What, you want a recipe for vegetable quiche?

Oh, go on, then.

Vegetable Quiche

Sift 6oz wholemeal flour (chuck in the bits that won't go through the sieve) with a pinch of ground sea salt and rub in 3oz butter until it goes like breadcrumbs, add iced water and mix until it turns into a soft dough, roll out and use to line a quiche tin. Chill the pastry whilst you make the filling. Get a selection of vegetables (I used half a cauliflower, a couple of carrots and a leek), cut them quite small and boil for five minutes. Strain and put them in the quiche case. Beat 3 egg yolks with 4floz double cream and 4floz of full cream milk, season with ground sea salt and freshly ground black pepper and plenty of freshly grated nutmeg and pour over the vegetables. Top with a handful of grated cheddar cheese and bake in a moderate oven until set (perhaps 20-25 minutes).

Make a couple whilst you're at it. They freeze well, and anyway, it's Ed's favourite.

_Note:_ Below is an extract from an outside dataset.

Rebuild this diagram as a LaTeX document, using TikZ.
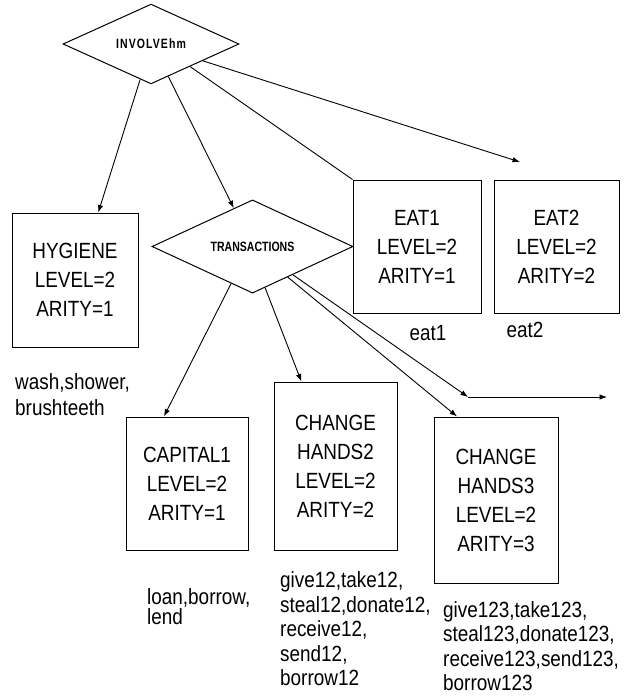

Wednesday, August 23, 2006

Bakin' a train, high on cocaine

Part of adopting a more self-sufficient lifestyle has involved considering what I am throwing out, and what I am buying in. For example, every now and then I used to buy a pack of sandwich bags for lunchboxes, freezing food, crafts and other uses. At the same time I used to throw out dozens of plastic bags a month - bread bags, the inners from packs of cereal, bags that fruit and veg had come in. When you stop and think about it, it's crazy. So now I have a cupboard stuffed full of assorted plastic bags waiting to be reused.

On the other hand, you can't hoard everything forever or your house would become unliveable-in, so you have to throw some stuff away. Or better still, give it away to someone who wants it. That's why I subscribe to freecycle, a free mailing list that puts people with stuff they don't need in touch with people who want the stuff the other people don't need.

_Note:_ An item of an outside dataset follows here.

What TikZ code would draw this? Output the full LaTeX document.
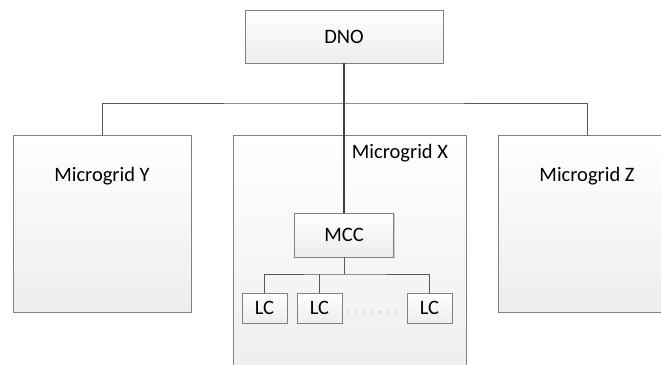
\documentclass[tikz,border=0pt]{standalone}
\usepackage{fontspec}
\setmainfont{Carlito}
\usetikzlibrary{shadows}
\tikzset{
  box/.style={draw=black!50, line width=1pt, top color=white, bottom color=black!7,
    general shadow={fill=black!20, shadow xshift=1.2pt, shadow yshift=-1.2pt},
    inner sep=0pt, outer sep=0pt},
  lbl/.style={font=\fontsize{20.5}{24}\selectfont, inner sep=0pt},
  wire/.style={draw=black!65, line width=1pt},
  mainwire/.style={draw=black!75, line width=1.4pt}
}
\begin{document}
\begin{tikzpicture}[x=1pt,y=-1pt]
\useasboundingbox (0,0) rectangle (661,364);
% microgrid boxes
\node[box, minimum width=178pt, minimum height=177pt] (mgy) at (102,223.5) {};
\node[box, minimum width=233pt, minimum height=250pt] (mgx) at (349.5,260) {};
\node[box, minimum width=178pt, minimum height=177pt] (mgz) at (587,223.5) {};
\node[lbl] (ty) at (102,176) {Microgrid Y};
\node[lbl] (tx) at (400,153) {Microgrid X};
\node[lbl] (tz) at (587,176) {Microgrid Z};
% DNO
\node[box, lbl, minimum width=198pt, minimum height=53pt] (dno) at (344,36.5) {DNO};
% MCC and LCs
\node[box, lbl, minimum width=99pt, minimum height=44pt] (mcc) at (344,235) {MCC};
\node[box, lbl, minimum width=45pt, minimum height=30pt] (lc1) at (264.5,308) {LC};
\node[box, lbl, minimum width=45pt, minimum height=30pt] (lc2) at (319.5,308) {LC};
\node[box, lbl, minimum width=45pt, minimum height=30pt] (lc3) at (429.5,308) {LC};
% connectors
\coordinate (bus) at (344,103);
\coordinate (lbus) at (344,274);
\draw[wire] (mgy.north) |- (bus) -| (mgz.north);
\draw[mainwire] (dno.south) -- (mcc.north);
\draw[wire] (lc1.north) |- (lbus) -| (lc3.north);
\draw[wire] (mcc.south) -- (lbus);
\draw[wire] (lc2.north) -- (lc2.north |- lbus);
\draw[black!45, line width=1.3pt, line cap=round, dash pattern=on 0pt off 7.9pt, shorten <=6pt, shorten >=9pt] ([yshift=-4pt]lc2.east) -- ([yshift=-4pt]lc3.west);
\end{tikzpicture}
\end{document}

It's one of those wonderful win-win things that give you a warm fuzzy feeling inside. On the one hand, someone came and took away my old chest of drawers for nothing, to go and be loved and used by someone else. And on the other hand I have collected some things I needed, like a huge chest freezer, or a vacuum cleaner, from people who didn't want them any more.

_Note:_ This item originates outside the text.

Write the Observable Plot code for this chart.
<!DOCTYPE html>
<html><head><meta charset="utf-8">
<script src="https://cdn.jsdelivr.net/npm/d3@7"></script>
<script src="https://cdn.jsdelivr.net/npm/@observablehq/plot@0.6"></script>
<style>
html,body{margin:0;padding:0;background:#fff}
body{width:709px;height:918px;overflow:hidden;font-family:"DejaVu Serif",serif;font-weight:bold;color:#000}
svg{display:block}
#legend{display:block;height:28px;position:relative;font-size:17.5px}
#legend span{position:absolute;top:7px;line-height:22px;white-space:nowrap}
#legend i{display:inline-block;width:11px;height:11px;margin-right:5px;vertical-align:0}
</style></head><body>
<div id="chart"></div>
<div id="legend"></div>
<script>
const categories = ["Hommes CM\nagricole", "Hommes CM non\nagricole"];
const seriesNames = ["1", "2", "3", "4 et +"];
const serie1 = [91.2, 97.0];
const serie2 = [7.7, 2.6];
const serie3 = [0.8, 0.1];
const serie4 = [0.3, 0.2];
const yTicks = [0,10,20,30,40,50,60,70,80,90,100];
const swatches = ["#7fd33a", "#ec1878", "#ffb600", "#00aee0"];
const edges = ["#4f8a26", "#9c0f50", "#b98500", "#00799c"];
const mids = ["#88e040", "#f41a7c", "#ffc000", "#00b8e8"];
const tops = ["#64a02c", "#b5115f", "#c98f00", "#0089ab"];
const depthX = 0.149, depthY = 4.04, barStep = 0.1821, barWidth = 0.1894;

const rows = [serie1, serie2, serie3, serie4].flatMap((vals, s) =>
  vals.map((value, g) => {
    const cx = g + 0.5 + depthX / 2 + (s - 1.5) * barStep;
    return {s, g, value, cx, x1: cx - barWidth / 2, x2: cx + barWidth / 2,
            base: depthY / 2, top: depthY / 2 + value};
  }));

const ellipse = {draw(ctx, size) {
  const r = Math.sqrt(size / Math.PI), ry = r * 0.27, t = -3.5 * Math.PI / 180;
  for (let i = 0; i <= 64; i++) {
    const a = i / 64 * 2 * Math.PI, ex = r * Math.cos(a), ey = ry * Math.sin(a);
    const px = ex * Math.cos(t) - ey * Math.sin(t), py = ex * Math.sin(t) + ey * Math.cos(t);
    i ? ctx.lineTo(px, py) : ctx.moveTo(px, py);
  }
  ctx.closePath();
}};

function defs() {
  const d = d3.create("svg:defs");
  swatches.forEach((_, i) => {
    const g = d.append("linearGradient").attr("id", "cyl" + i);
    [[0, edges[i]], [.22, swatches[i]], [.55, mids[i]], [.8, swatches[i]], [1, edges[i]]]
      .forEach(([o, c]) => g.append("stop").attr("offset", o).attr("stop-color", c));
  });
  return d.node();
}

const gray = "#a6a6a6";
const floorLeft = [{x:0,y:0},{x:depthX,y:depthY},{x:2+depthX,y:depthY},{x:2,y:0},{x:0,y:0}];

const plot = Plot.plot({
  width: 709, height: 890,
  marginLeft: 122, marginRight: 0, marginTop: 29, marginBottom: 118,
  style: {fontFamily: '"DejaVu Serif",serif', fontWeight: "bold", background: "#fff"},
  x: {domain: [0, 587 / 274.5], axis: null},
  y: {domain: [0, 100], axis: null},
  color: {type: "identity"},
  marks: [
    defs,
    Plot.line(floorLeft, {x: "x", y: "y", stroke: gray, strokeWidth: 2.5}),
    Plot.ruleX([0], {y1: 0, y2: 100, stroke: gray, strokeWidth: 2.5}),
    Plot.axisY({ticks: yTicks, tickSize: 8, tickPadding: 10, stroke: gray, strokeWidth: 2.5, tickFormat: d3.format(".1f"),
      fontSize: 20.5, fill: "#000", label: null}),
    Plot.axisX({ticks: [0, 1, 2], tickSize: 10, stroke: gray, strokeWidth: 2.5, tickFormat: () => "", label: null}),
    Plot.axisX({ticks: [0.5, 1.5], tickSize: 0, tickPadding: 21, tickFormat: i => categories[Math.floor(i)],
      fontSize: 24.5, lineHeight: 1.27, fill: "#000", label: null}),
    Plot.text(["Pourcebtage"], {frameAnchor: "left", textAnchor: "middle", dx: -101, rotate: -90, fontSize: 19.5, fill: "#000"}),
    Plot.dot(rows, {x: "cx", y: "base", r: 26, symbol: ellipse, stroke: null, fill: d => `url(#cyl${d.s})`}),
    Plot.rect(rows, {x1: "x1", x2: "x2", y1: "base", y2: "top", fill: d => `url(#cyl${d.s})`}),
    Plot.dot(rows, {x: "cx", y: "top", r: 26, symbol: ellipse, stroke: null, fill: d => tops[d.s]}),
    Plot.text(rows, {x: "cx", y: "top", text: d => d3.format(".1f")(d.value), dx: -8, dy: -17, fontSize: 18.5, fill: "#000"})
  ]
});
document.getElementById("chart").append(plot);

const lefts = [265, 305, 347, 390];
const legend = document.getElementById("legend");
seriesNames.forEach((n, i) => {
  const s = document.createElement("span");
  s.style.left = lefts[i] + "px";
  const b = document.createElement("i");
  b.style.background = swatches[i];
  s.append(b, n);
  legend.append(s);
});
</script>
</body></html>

In the last few days I picked up a 3-dimensional train-shaped cake tin
and a large array of Grateful Dead cassettes. Now I suppose I need to find some stuff to give away, in order to rebalance the cosmic karma. Or just to stop myself from being crushed by my own clutter.

Wednesday, July 12, 2006

Home cooking

My first ever entirely home-produced meal. Chive omelette, steamed baby courgettes, three leaf salad with radishes, and peppermint tea. Every ingredient grown by us. I didn't even add salt and pepper, and I have to say I didn't need to either. It was delicious. Why don't you come over for lunch sometime?